| EXERCISE INPUT |
+++
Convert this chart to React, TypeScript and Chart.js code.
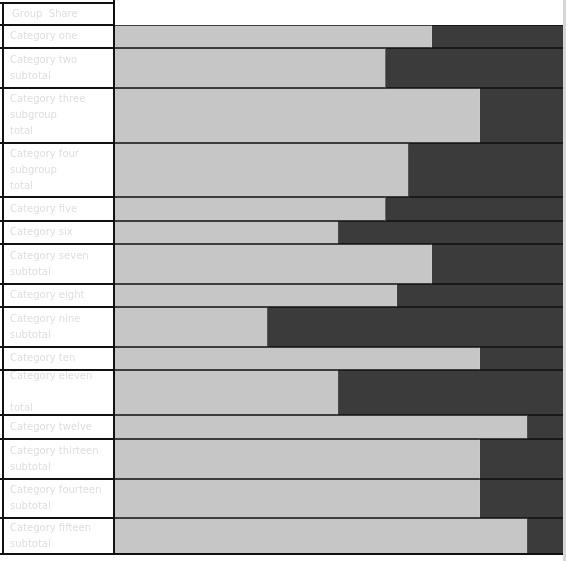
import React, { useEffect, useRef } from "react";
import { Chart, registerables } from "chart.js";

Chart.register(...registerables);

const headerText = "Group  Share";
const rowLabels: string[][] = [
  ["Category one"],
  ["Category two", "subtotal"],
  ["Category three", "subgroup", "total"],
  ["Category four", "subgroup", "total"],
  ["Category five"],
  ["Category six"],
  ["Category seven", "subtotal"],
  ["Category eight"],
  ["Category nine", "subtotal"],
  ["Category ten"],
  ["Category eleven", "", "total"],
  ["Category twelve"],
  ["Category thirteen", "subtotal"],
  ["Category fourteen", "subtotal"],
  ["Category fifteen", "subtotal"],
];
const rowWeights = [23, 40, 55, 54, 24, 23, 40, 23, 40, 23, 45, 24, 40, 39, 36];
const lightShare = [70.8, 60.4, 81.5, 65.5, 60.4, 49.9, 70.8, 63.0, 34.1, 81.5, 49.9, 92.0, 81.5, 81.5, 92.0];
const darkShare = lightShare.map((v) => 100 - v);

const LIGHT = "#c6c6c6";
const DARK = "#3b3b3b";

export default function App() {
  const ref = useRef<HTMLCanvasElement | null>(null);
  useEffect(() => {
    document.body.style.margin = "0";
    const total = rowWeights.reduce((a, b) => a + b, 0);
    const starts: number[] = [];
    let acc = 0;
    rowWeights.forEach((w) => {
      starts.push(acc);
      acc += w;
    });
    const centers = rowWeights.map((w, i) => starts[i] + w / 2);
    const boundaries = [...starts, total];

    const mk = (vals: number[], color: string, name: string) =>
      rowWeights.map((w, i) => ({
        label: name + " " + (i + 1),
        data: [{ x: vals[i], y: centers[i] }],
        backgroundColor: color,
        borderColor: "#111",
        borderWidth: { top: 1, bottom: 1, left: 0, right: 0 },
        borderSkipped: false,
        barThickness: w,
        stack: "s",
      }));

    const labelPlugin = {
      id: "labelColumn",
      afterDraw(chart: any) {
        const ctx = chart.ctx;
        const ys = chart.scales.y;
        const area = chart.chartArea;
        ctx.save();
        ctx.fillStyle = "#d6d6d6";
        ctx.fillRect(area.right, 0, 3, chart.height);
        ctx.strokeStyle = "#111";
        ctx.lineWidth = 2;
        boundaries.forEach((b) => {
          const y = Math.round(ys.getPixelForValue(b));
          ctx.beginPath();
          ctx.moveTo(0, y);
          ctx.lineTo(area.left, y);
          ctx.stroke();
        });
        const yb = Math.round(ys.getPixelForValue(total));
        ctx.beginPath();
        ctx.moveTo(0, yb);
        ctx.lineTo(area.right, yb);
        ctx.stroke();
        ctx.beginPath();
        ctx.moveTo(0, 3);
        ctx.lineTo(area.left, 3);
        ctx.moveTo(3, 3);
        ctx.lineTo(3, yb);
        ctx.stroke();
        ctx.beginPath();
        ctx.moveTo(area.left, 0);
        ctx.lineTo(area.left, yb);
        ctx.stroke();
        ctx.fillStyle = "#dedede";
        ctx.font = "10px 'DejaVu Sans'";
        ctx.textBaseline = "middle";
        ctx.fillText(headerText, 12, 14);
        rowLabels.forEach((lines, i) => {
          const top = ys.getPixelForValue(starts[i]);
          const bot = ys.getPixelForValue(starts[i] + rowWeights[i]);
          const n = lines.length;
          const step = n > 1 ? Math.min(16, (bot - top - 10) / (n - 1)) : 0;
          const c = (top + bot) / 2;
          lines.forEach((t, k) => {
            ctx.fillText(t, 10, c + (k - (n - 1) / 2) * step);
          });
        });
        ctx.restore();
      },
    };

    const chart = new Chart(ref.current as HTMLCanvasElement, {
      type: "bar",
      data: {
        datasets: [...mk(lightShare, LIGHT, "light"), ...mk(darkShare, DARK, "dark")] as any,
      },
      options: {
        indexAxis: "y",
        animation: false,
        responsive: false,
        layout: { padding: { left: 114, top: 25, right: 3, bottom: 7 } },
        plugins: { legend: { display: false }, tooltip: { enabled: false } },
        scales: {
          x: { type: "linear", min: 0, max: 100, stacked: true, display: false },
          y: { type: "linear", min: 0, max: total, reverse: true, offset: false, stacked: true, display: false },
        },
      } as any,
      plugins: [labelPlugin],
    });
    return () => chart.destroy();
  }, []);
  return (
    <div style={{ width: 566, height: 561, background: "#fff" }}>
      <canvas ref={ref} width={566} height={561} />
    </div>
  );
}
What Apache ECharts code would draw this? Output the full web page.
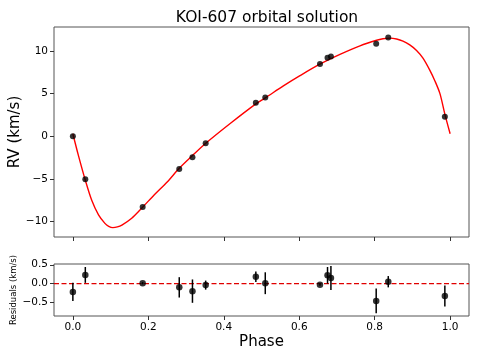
+++
| WHAT YOU HAVE TO DO |
Repeat the listing verbatim. Skip the pictures.

| EXERCISE SOLUTION |
Convert this chart to React, TypeScript and Chart.js code.
import React, { useEffect, useRef } from "react";
import { Chart, registerables } from "chart.js";

Chart.register(...registerables);

const headerText = "Group  Share";
const rowLabels: string[][] = [
  ["Category one"],
  ["Category two", "subtotal"],
  ["Category three", "subgroup", "total"],
  ["Category four", "subgroup", "total"],
  ["Category five"],
  ["Category six"],
  ["Category seven", "subtotal"],
  ["Category eight"],
  ["Category nine", "subtotal"],
  ["Category ten"],
  ["Category eleven", "", "total"],
  ["Category twelve"],
  ["Category thirteen", "subtotal"],
  ["Category fourteen", "subtotal"],
  ["Category fifteen", "subtotal"],
];
const rowWeights = [23, 40, 55, 54, 24, 23, 40, 23, 40, 23, 45, 24, 40, 39, 36];
const lightShare = [70.8, 60.4, 81.5, 65.5, 60.4, 49.9, 70.8, 63.0, 34.1, 81.5, 49.9, 92.0, 81.5, 81.5, 92.0];
const darkShare = lightShare.map((v) => 100 - v);

const LIGHT = "#c6c6c6";
const DARK = "#3b3b3b";

export default function App() {
  const ref = useRef<HTMLCanvasElement | null>(null);
  useEffect(() => {
    document.body.style.margin = "0";
    const total = rowWeights.reduce((a, b) => a + b, 0);
    const starts: number[] = [];
    let acc = 0;
    rowWeights.forEach((w) => {
      starts.push(acc);
      acc += w;
    });
    const centers = rowWeights.map((w, i) => starts[i] + w / 2);
    const boundaries = [...starts, total];

    const mk = (vals: number[], color: string, name: string) =>
      rowWeights.map((w, i) => ({
        label: name + " " + (i + 1),
        data: [{ x: vals[i], y: centers[i] }],
        backgroundColor: color,
        borderColor: "#111",
        borderWidth: { top: 1, bottom: 1, left: 0, right: 0 },
        borderSkipped: false,
        barThickness: w,
        stack: "s",
      }));

    const labelPlugin = {
      id: "labelColumn",
      afterDraw(chart: any) {
        const ctx = chart.ctx;
        const ys = chart.scales.y;
        const area = chart.chartArea;
        ctx.save();
        ctx.fillStyle = "#d6d6d6";
        ctx.fillRect(area.right, 0, 3, chart.height);
        ctx.strokeStyle = "#111";
        ctx.lineWidth = 2;
        boundaries.forEach((b) => {
          const y = Math.round(ys.getPixelForValue(b));
          ctx.beginPath();
          ctx.moveTo(0, y);
          ctx.lineTo(area.left, y);
          ctx.stroke();
        });
        const yb = Math.round(ys.getPixelForValue(total));
        ctx.beginPath();
        ctx.moveTo(0, yb);
        ctx.lineTo(area.right, yb);
        ctx.stroke();
        ctx.beginPath();
        ctx.moveTo(0, 3);
        ctx.lineTo(area.left, 3);
        ctx.moveTo(3, 3);
        ctx.lineTo(3, yb);
        ctx.stroke();
        ctx.beginPath();
        ctx.moveTo(area.left, 0);
        ctx.lineTo(area.left, yb);
        ctx.stroke();
        ctx.fillStyle = "#dedede";
        ctx.font = "10px 'DejaVu Sans'";
        ctx.textBaseline = "middle";
        ctx.fillText(headerText, 12, 14);
        rowLabels.forEach((lines, i) => {
          const top = ys.getPixelForValue(starts[i]);
          const bot = ys.getPixelForValue(starts[i] + rowWeights[i]);
          const n = lines.length;
          const step = n > 1 ? Math.min(16, (bot - top - 10) / (n - 1)) : 0;
          const c = (top + bot) / 2;
          lines.forEach((t, k) => {
            ctx.fillText(t, 10, c + (k - (n - 1) / 2) * step);
          });
        });
        ctx.restore();
      },
    };

    const chart = new Chart(ref.current as HTMLCanvasElement, {
      type: "bar",
      data: {
        datasets: [...mk(lightShare, LIGHT, "light"), ...mk(darkShare, DARK, "dark")] as any,
      },
      options: {
        indexAxis: "y",
        animation: false,
        responsive: false,
        layout: { padding: { left: 114, top: 25, right: 3, bottom: 7 } },
        plugins: { legend: { display: false }, tooltip: { enabled: false } },
        scales: {
          x: { type: "linear", min: 0, max: 100, stacked: true, display: false },
          y: { type: "linear", min: 0, max: total, reverse: true, offset: false, stacked: true, display: false },
        },
      } as any,
      plugins: [labelPlugin],
    });
    return () => chart.destroy();
  }, []);
  return (
    <div style={{ width: 566, height: 561, background: "#fff" }}>
      <canvas ref={ref} width={566} height={561} />
    </div>
  );
}
What Apache ECharts code would draw this? Output the full web page.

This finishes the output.